Work to complete
It is required that the lines from the top of the listing through the line with "115, 120, 125]" be reproduced exactly, excluding pictures.

=====

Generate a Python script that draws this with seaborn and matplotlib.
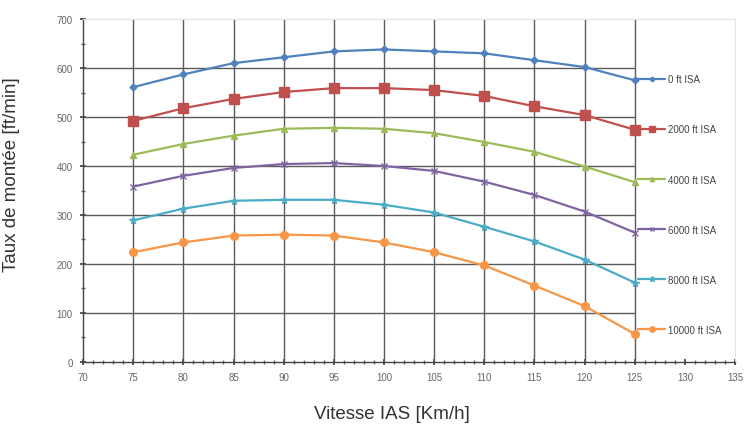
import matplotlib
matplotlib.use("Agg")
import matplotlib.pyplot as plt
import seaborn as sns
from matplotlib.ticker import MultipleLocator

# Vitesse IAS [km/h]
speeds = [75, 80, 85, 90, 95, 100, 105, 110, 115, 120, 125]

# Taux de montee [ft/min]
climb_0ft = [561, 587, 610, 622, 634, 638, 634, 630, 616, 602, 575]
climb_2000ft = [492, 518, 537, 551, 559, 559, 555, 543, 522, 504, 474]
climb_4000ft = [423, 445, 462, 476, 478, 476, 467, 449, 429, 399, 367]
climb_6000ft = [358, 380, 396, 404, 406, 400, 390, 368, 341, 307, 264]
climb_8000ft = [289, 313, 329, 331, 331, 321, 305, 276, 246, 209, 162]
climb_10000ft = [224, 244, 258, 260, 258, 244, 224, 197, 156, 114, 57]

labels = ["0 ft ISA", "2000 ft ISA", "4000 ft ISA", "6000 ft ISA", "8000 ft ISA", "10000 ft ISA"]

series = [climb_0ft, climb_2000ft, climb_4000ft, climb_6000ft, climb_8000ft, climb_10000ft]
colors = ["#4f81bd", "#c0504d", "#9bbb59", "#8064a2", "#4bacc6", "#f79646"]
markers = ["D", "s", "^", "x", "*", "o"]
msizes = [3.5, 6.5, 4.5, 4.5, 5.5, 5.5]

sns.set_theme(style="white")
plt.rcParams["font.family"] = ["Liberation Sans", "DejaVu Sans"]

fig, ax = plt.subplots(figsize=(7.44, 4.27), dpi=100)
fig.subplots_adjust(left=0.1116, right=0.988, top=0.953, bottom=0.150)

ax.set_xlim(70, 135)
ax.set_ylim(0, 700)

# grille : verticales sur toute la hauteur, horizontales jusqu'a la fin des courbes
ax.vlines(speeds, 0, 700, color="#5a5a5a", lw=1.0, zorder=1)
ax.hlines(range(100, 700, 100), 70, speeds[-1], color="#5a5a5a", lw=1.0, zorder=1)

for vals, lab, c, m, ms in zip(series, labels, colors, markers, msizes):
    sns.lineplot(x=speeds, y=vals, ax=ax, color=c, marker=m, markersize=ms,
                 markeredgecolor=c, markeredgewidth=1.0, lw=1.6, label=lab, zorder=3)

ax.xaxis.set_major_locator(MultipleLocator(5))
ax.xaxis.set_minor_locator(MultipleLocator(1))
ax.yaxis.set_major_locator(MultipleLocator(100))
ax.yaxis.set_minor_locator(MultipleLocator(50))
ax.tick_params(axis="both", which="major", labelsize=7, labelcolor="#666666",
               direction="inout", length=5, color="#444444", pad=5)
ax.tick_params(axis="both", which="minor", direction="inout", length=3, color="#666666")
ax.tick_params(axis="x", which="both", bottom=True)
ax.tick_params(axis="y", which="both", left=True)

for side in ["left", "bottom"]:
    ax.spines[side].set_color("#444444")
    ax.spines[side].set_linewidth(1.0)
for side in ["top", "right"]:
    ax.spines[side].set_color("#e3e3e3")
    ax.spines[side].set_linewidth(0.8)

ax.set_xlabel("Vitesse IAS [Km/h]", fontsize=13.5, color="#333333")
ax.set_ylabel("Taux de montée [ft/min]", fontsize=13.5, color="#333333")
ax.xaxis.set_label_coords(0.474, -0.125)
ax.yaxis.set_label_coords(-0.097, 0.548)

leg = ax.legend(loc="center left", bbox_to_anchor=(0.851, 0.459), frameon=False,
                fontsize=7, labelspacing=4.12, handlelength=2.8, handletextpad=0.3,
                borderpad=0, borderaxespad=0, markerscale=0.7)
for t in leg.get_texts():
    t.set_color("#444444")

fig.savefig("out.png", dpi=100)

=====

Exercise response
Generate a Python script that draws this with seaborn and matplotlib.
import matplotlib
matplotlib.use("Agg")
import matplotlib.pyplot as plt
import seaborn as sns
from matplotlib.ticker import MultipleLocator

# Vitesse IAS [km/h]
speeds = [75, 80, 85, 90, 95, 100, 105, 110, 115, 120, 125]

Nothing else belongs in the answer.